Things weren’t always this way. The first thing I wrote was dreadful. Inspired by a music class in fourth grade, I wrote lyrics to a song which I thought would be Debbie Gibson’s next hit.  It was called “All American Girl” and it made no sense whatsoever. (Looking back, it was somewhat of a rip-off of both Tom Petty’s “American Girl” and David Bowie’s “Young Americans.”) But I had fun writing it. And when my little sister started singing it around the house, I knew I was on to something. (If Molly liked something, then I knew it was valuable.)

From there, I started writing all sorts of things. Poems. Diary entries about teachers I didn’t like. Fan mail to Candace Cameron (D.J. on Full House) who I idolized. Stories about leprechauns. (Yes, I went through a leprechaun phase. It was weird.)

But my writing really developed when I discovered a boy band. The New Kids on the Block were young, good-looking, and everywhere. (You could buy New Kids bedsheets, bath towels, posters, dolls, etc., and I had them all.  My bedroom looked like a museum to hair-sprayed boys.) The youngest member, Joe McIntyre, was the cutest boy I had ever seen in my life.  Naturally, I thought I should write Joe a letter and introduce myself.

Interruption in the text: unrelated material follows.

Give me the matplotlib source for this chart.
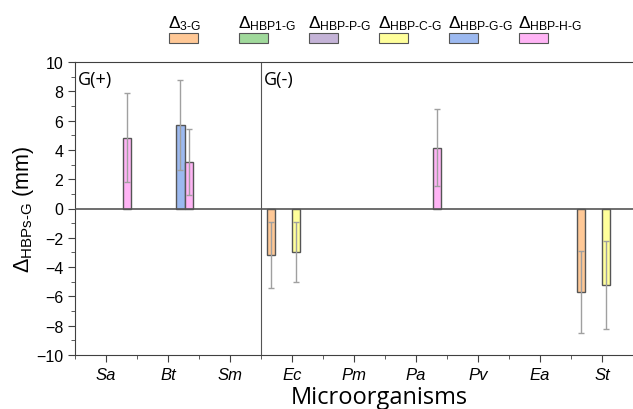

According to my plan, he would be so taken by my letter, he would come to Jefferson, New Jersey, sweep me off my feet, and marry me. It was a perfect plan. I just needed to write the perfect letter.

So, I went to work. I crafted and re-crafted the perfect note with a flashlight under my sheets after bedtime. I crossed out sentences, and re-wrote full lines, carefully choosing my words. Love, Becky? (Too desperate.) Sincerely, Becky? (Too formal.) Smiles, Becky? (Just right.) And when I finished one letter, I would start writing another.

Out of the hundreds of letters I wrote, I only mailed about a dozen. Considering I sent them to only address I could find (a talent agency in California), I’m pretty sure that Joey never received them. But looking back, those countless letters made me a better writer. I might not have won the heart of a New Kid, but I certainly gained a love for the written word.

So, girls, find your motivation wherever it lives. Write not because you want to write the Great American Novel…but because you want to ask someone special to the prom.  Write because you really, really want to convince your school board to allow foreign exchange programs to Italy just so you can taste real gelato. Write because you want to tell Grandma Mabel how much you love her. Write because someday your diary might be a relic in the National History Museum. Write because you might win a lifetime supply of cheesecake-flavored chapstick. Write because there is a because…whatever it may be. Writing can and will change your life if you stick to it.

And there’s no better way of sticking to it than writing to Harry Styles. By the time you find the perfect words, he’ll be balding and you’ll be a Pulitzer Prize winner. And at that point, you probably won’t have time for him.